Monday, November 20, 2006

The Three-Year Itch

Diplomatic life is strange... not so much when you're in the middle of living it; but when you've been out of it so to speak for a while, which I have been in a sense, you start to notice things that you once thought were perfectly normal ... but in reality it's not. I get that my childhood and subsequent upbringing is less-than-normal; but one aspect that I have come to notice about myself as a result of the Diplomatic lifestyle is what I've dubbed FSS: the Foreign Service Syndrome. It's manifestations have drawn attention to my sporadic and uncertain lifestyle, many a times where I've found myself explaining away my neurosis without really taking a step back to wonder why I actually do what I do, and is it really because I'll always be a bit of a diplobrat? Or is it just because I am simply plain weird, regardless of where/when and how I grew up?

One aspect of the FSS that manifests itself often in me is the title: the three-year itch. It is this feeling of wonder in the base of my head... the wonder of 'why am I still here? Isn't it time to go?'. The last time I felt this strongly to move, pack all my things and disappear to a foreign country was in 2003; and again it surfaces in 2006; and before I felt it in 2000... after moving to Canada in 1997. And it's not just the feeling of moving countries; I can't belong to an organization or group or community or JOB for that fact for longer than three years without the FSS creeping up on me to tell me that it is time to go.

This concept of FSS raises a lot of questions, most of which I really don't know how to answer... but I'll try. 'Why am I still here?' Simple: Education. It is cheap, it is plentiful, and it is exceptional. It's not that I don't like Canada; I love Canada. Canadians must know that they, well we, live in the greatest country on the face of this planet for reasons I'll never fully be able to explain. Canada is exquisite. It is beautiful, it is brave, and it is free; sure the PST and the GST takes away 14% of my money, it is so cold right now in my apartment that the heat is on full blast plus my space heater is struggling to reach its preset temperature of 30 degree Celsius and in some parts of the world people either don't know where or who we are or they think we are Americans... but I can break my arm tomorrow, walk in to a hospital and get it fixed without having to wiggle out my wallet from my purse; I can travel anywhere in the world without fear (for now... and where I'd want to travel; I'm not stupid) and I can say and believe what I want without the risk of condemnation. No... it is not because I am sick of Canada; Canada is incredible. I am so lucky to be a Canadian, to be born free and to stay that way, and although I probably won't work here, I'll still consider Canada the closest thing I have to a true 'home'. But my education is the only reason I have stayed behind because it is actually my golden ticket to freedom.

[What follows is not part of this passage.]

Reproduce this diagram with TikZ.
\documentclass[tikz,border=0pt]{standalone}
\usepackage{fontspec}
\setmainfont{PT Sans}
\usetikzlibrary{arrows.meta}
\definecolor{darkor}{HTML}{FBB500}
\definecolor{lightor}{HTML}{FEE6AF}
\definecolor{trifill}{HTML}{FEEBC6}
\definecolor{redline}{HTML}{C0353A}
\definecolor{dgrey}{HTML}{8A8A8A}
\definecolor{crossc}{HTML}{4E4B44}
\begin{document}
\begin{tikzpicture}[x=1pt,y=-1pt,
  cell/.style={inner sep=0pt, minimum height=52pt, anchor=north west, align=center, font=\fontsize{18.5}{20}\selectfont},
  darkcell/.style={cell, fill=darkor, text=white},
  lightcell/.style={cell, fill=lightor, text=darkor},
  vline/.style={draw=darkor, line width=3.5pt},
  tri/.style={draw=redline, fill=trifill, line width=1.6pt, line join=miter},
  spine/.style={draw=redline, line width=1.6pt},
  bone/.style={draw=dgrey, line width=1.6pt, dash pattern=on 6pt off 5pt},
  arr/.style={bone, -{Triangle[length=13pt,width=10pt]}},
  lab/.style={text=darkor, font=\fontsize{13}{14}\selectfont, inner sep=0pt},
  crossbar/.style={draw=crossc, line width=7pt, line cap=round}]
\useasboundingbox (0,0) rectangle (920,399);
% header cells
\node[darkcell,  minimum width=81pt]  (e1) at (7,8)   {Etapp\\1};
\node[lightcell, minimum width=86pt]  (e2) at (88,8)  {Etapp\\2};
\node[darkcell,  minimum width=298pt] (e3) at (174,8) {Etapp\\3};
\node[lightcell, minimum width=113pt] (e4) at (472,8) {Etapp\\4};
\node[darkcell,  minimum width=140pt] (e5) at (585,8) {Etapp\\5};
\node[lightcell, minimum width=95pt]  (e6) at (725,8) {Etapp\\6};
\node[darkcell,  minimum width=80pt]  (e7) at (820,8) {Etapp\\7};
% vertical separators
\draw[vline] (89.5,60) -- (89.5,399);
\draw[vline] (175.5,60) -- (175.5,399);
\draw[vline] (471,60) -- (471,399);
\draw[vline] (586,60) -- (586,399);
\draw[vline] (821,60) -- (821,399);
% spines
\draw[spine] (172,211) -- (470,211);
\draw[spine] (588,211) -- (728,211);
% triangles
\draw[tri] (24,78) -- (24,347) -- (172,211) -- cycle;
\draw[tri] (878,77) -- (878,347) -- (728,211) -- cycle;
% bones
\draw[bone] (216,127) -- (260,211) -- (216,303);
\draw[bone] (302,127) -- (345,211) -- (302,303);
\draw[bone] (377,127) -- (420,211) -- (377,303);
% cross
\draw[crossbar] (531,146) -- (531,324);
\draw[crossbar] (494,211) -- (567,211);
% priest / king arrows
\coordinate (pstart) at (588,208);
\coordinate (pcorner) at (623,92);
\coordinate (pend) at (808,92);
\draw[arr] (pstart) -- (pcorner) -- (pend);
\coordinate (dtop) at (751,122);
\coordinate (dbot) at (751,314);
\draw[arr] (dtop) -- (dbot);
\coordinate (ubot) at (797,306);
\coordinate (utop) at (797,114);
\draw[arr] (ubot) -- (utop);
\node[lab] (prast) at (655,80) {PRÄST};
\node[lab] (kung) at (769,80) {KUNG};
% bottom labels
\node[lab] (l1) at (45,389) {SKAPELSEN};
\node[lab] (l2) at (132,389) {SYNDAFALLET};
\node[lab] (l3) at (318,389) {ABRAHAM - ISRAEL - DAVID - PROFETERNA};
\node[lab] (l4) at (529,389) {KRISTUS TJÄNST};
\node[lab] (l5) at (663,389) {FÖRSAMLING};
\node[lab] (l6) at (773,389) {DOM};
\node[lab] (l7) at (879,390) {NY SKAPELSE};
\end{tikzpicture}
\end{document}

Which brings me to my second question: 'Isn't it time to go?' ... almost. The beauty of a Canadian degree in my chosen field is that I can go anywhere and work anywhere, but until I get my degree and pass the boards I'm stuck. The only time I can travel is on vacation or to see my family, which is nice mind you, but it is not the same feeling of relocation, of a fresh start, of fresh faces and places and experiences just waiting for you... that is, until you leave again in 3 years.

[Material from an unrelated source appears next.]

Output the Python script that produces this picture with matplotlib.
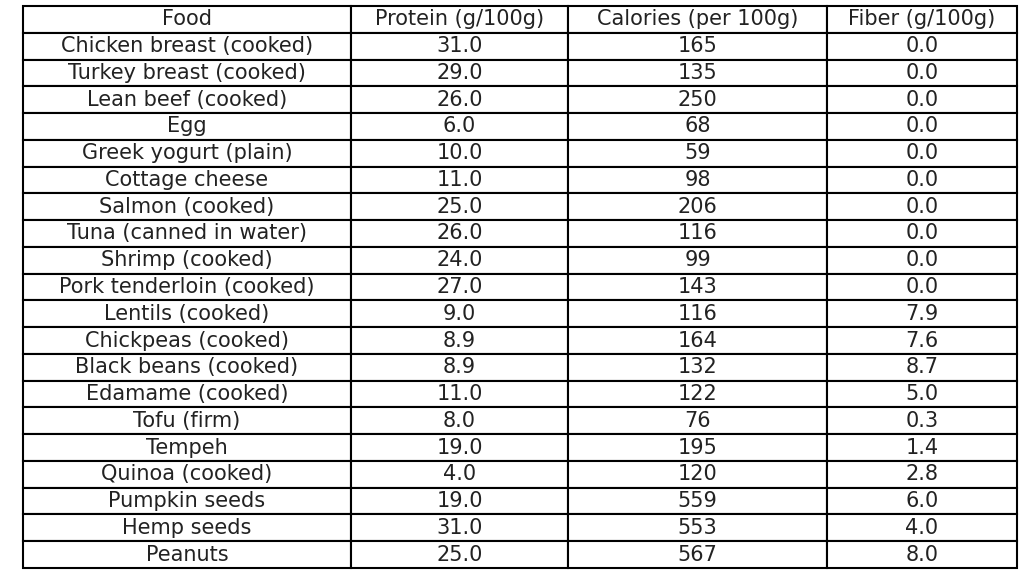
import matplotlib

matplotlib.use("Agg")

import matplotlib.pyplot as plt  # noqa: E402

columns = ["Food", "Protein (g/100g)", "Calories (per 100g)", "Fiber (g/100g)"]
foods = [
    "Chicken breast (cooked)", "Turkey breast (cooked)", "Lean beef (cooked)", "Egg",
    "Greek yogurt (plain)", "Cottage cheese", "Salmon (cooked)", "Tuna (canned in water)",
    "Shrimp (cooked)", "Pork tenderloin (cooked)", "Lentils (cooked)", "Chickpeas (cooked)",
    "Black beans (cooked)", "Edamame (cooked)", "Tofu (firm)", "Tempeh", "Quinoa (cooked)",
    "Pumpkin seeds", "Hemp seeds", "Peanuts",
]
protein = [31.0, 29.0, 26.0, 6.0, 10.0, 11.0, 25.0, 26.0, 24.0, 27.0,
           9.0, 8.9, 8.9, 11.0, 8.0, 19.0, 4.0, 19.0, 31.0, 25.0]
calories = [165, 135, 250, 68, 59, 98, 206, 116, 99, 143,
            116, 164, 132, 122, 76, 195, 120, 559, 553, 567]
fiber = [0.0, 0.0, 0.0, 0.0, 0.0, 0.0, 0.0, 0.0, 0.0, 0.0,
         7.9, 7.6, 8.7, 5.0, 0.3, 1.4, 2.8, 6.0, 4.0, 8.0]

cells = [[f, f"{p:.1f}", str(c), f"{fb:.1f}"]
         for f, p, c, fb in zip(foods, protein, calories, fiber)]

fig = plt.figure(figsize=(10.24, 5.74), dpi=100)
ax = fig.add_axes([0, 0, 1, 1])
ax.axis("off")

W, H = 1024, 574
x0, x1, y0, y1 = 23, 1017, 6, 568
table = ax.table(
    cellText=cells,
    colLabels=columns,
    cellLoc="center",
    colWidths=[328 / 994, 217 / 994, 259 / 994, 190 / 994],
    bbox=[x0 / W, 1 - y1 / H, (x1 - x0) / W, (y1 - y0) / H],
)
table.auto_set_font_size(False)
for cell in table.get_celld().values():
    cell.set_linewidth(1.5)
    cell.get_text().set_fontsize(15)
    cell.get_text().set_color("#222222")

fig.savefig("out.png", dpi=100)
plt.close(fig)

I guess what I miss about the FS life is the idea of a fresh start: that all the mistakes you've made, all the people you don't like, all the places you've been to that make you sad or you simply don't enjoy will all be left behind in lieu of a new adventure. True friends stay in touch, especially with creations such as Facebook and emails and whatnot... and there is no feeling like the feeling of unlimited potential that you get after moving to a new city, a new, state, a new province, a new country, or a new Continent. Each new environment breeds possibilities, some of which you had before and some of which you'll never have again; but all of these possibilities would simply not be had you decided to stay put.

This rush of potential is my drug; I am hooked on the idea of starting over, of going somewhere where nobody knows my name or where I've come from or where I am going... even if only for a few weeks until I acclimatize to this new environment I've decided to conquer. So in light of these tremendous opportunities that have been my norm for the better part of my life... is my three-year-itch really that strange? I certainly hope not... you have no idea what you're missing if it still is.

3 Comments:

Blogger xNateX said...

Attagirl! Way to tell the world just what you're feeling and why. I'd be impressed... 'cept I take the best for granted. Your writing qualifies. - Nate

6:08 PM  
Blogger jjmcgaffey said...

Oh yeah. Another FSBrat here (American) - and the 3-year itch is most definitely present in my life. Actually, I've solved it a couple times by rearranging my furniture - last time I went from a double futon to a twin loft bed. The time before that I moved from one town to another 25 miles away (it's SF Bay Area, that's not much of a dislocation. But enough to appease the itch).

1:47 PM  
Blogger Unknown said...

FS Brat (American) I spent 6 years in Ottawa, i know EXACTLY how you feel about Canada. Well written and explained.